[RECORDS FOR THIS EXERCISE start]

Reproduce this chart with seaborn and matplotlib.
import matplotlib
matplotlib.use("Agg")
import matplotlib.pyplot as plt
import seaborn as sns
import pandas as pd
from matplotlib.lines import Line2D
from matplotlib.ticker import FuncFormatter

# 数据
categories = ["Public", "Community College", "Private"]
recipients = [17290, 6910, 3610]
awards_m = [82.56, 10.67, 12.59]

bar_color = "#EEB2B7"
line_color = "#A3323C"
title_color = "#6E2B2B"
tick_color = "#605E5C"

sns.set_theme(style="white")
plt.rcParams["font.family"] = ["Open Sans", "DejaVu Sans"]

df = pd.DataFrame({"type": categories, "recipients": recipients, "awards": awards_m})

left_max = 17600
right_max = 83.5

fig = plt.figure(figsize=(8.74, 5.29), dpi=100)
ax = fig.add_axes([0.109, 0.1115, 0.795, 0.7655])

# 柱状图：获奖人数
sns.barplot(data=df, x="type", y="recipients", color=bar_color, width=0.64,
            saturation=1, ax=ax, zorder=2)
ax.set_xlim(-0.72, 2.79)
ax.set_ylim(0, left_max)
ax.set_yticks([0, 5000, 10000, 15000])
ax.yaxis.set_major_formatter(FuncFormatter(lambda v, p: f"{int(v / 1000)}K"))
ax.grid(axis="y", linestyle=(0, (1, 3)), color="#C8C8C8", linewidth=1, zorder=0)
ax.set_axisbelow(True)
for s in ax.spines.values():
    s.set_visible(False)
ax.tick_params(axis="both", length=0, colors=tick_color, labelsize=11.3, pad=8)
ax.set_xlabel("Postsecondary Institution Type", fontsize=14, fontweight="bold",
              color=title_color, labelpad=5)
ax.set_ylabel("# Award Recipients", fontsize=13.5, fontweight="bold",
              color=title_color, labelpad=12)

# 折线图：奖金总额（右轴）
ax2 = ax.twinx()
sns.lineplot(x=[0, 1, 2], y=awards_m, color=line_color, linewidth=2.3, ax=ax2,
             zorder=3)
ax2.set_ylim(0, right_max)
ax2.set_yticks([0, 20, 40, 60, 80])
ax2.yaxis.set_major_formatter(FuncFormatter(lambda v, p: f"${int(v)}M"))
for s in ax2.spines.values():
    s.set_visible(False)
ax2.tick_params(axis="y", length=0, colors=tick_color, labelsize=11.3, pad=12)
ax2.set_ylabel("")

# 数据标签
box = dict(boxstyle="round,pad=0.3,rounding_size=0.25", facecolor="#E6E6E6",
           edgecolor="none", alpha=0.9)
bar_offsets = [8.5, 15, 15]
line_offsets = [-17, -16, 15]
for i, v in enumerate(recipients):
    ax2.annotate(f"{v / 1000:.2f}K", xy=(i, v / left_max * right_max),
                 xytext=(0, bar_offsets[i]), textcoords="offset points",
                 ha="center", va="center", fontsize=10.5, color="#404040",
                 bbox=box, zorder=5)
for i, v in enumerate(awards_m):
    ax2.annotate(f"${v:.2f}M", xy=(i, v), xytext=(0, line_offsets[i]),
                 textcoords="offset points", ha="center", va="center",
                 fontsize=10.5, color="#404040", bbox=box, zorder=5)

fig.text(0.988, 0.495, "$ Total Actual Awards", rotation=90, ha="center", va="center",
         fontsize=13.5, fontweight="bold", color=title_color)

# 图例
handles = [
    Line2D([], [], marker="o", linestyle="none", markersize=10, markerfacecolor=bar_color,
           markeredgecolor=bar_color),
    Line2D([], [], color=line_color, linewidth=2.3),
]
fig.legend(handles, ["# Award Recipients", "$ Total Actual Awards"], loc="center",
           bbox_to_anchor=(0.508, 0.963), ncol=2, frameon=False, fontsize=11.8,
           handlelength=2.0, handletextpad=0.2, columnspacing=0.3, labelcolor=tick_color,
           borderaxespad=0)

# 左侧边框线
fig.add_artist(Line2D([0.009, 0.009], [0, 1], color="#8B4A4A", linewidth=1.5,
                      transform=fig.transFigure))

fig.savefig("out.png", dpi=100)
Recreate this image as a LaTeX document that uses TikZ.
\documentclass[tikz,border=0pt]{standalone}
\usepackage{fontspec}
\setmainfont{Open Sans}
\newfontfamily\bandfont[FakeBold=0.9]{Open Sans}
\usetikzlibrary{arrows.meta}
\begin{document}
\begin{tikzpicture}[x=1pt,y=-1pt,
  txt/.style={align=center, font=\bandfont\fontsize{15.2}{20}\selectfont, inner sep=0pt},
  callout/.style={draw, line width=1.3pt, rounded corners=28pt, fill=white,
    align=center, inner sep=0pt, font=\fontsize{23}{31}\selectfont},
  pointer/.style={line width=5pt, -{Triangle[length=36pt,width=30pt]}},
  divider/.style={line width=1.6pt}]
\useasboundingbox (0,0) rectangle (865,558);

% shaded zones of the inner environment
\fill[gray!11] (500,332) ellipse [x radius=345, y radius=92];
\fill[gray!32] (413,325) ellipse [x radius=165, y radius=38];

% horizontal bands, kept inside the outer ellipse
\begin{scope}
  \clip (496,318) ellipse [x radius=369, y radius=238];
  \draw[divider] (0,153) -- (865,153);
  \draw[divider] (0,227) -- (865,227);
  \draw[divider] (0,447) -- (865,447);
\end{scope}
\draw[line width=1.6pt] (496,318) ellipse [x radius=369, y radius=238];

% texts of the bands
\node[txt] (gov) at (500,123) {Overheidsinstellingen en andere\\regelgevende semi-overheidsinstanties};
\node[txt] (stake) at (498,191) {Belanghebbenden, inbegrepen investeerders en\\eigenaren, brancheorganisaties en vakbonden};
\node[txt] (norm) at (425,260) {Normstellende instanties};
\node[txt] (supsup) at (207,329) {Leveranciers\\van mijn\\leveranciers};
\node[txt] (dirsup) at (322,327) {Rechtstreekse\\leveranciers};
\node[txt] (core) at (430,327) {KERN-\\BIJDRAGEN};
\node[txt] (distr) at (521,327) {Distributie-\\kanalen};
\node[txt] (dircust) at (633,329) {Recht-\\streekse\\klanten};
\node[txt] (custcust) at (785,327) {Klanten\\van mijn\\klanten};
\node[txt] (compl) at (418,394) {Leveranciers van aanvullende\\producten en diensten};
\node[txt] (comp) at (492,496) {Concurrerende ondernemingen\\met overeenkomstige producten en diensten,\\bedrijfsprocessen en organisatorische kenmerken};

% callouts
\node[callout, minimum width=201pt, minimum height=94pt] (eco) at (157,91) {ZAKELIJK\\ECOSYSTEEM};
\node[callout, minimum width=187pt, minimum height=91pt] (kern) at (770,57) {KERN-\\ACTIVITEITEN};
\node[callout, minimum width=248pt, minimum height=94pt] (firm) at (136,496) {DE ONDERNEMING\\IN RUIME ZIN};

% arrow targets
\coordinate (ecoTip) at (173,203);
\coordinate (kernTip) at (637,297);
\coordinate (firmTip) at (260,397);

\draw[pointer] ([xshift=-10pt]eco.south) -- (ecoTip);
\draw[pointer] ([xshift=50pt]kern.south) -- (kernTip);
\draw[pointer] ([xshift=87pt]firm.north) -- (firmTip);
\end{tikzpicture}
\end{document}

[RECORDS FOR THIS EXERCISE end]
[RECORDS FOR THIS EXERCISE start]

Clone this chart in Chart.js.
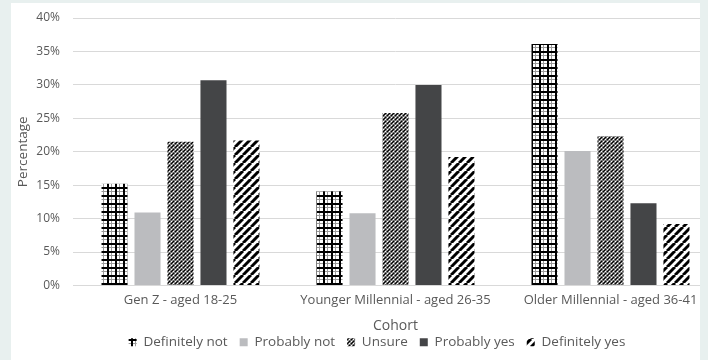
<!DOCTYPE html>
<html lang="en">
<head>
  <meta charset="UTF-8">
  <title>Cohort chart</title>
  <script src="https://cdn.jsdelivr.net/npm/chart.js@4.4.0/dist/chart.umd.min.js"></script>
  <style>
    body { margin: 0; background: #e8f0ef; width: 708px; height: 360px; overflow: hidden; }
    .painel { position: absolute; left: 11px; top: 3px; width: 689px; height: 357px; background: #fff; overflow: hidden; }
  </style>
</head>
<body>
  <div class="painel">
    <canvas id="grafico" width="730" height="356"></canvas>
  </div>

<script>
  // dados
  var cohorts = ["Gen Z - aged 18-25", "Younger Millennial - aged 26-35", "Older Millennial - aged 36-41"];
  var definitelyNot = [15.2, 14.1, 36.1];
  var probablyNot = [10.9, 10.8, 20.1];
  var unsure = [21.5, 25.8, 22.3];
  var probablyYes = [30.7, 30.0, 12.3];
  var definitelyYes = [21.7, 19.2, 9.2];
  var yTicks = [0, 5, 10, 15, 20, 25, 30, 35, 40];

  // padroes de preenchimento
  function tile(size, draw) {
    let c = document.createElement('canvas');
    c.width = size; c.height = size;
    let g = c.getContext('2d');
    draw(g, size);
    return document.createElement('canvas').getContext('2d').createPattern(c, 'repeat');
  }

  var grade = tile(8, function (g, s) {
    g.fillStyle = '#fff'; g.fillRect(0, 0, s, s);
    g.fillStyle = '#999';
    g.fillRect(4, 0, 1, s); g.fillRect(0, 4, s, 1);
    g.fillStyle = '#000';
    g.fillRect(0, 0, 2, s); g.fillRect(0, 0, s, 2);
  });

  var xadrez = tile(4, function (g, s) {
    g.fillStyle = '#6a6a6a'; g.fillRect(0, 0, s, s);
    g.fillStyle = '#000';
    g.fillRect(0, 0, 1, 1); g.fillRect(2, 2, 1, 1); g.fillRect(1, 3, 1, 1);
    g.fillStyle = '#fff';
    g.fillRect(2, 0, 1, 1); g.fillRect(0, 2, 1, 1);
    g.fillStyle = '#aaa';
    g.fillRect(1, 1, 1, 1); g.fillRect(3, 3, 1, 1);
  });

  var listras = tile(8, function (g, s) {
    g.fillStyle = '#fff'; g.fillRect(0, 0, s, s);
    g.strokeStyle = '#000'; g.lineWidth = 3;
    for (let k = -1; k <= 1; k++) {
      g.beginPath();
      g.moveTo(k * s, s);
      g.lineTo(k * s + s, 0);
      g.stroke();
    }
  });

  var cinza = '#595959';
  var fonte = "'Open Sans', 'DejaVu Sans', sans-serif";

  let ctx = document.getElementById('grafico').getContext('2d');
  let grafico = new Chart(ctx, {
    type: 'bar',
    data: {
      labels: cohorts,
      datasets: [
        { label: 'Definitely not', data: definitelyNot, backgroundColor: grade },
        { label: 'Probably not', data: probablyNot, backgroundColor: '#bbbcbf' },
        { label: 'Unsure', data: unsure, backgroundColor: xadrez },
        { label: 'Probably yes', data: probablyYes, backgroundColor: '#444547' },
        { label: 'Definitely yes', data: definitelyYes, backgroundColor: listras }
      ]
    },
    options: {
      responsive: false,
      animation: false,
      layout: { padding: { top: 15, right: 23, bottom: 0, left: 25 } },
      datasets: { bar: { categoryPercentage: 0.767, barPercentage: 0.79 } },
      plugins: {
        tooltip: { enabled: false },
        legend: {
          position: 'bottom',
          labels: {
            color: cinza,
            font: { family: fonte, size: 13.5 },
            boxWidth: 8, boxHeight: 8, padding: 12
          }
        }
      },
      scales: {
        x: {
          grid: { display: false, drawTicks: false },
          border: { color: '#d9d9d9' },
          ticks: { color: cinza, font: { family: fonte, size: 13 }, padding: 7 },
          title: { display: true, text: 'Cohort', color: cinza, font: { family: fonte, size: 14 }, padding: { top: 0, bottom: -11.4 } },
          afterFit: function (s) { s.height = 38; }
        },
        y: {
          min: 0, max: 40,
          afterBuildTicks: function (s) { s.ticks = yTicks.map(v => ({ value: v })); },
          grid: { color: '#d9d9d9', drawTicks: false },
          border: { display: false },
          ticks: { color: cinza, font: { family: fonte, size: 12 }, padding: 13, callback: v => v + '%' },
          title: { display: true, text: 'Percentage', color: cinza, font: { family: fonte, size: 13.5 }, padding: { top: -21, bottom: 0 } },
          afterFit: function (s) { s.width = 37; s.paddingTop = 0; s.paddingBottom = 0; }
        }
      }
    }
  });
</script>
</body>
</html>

[RECORDS FOR THIS EXERCISE end]

THE REQUEST
Nothing beyond the lines starting at the line containing "Reproduce this chart" and ending at the line containing "awards_m = [82.56, 10.67, 12.59]" is to be reproduced; reproduce those lines exactly, both ends included.

TASK OUTPUT
Reproduce this chart with seaborn and matplotlib.
import matplotlib
matplotlib.use("Agg")
import matplotlib.pyplot as plt
import seaborn as sns
import pandas as pd
from matplotlib.lines import Line2D
from matplotlib.ticker import FuncFormatter

# 数据
categories = ["Public", "Community College", "Private"]
recipients = [17290, 6910, 3610]
awards_m = [82.56, 10.67, 12.59]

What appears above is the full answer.